Daesh captured large areas of northern and western Iraq in a 2014 shock offensive. It is estimated that Daesh-held territory in the country has now shrunk by two thirds, following an Iraqi campaign backed by the U.S.-led coalition. The fighting has displaced millions of civilians.
Along berms marking the peshmerga’s new front line with Daesh, convoys of hundreds of civilians fleeing villages outside Mosul drove through the fine desert sand in the intense summer heat.
In one convoy, most of those fleeing were farmers. When Hameeda Mohammad’s family was stopped by security forces to search their belongings for weapons she unloaded the animals that had died of thirst along the trip.
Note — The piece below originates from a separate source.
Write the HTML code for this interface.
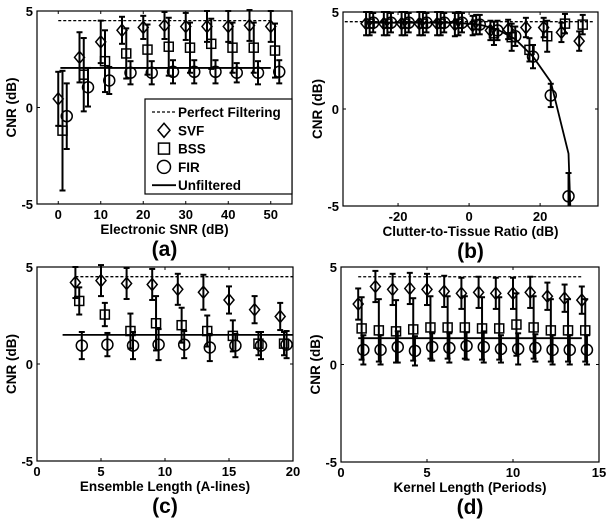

A dead calf’s body was dumped on the side of the road along with seven chickens. “Under Daesh, we stayed alive thanks to these animals,” Mohammad said looking over her dead livestock.
Under Daesh, Mohammad’s family quickly became too poor to buy food and was forced to turn to subsistence farming, she said.
“I hope at whatever camp we go to there will be more chickens there,” she added.
At Kalak base, from where the offensive was launched, peshmerga reservists were arriving in civilian cars Monday to reinforce troops at the front.
“Normally we guard oil facilities,” said Islam Tamar Khan, a 28-year-old from Dohuk, a city in Iraq’s semiautonomous Kurdish region. “But we got a call last night saying to come here immediately.”
Behind him four Iraqi police helicopters stood parked on the highway. The pilots said since 2014 they have been evacuating soldiers injured during peshmerga operations because the Kurdish forces are short of military helicopters.
“All that matters is that you have the will to fight,” said Khan, the Dohuk reservist. “It doesn’t matter if you show up in boots or in slippers.”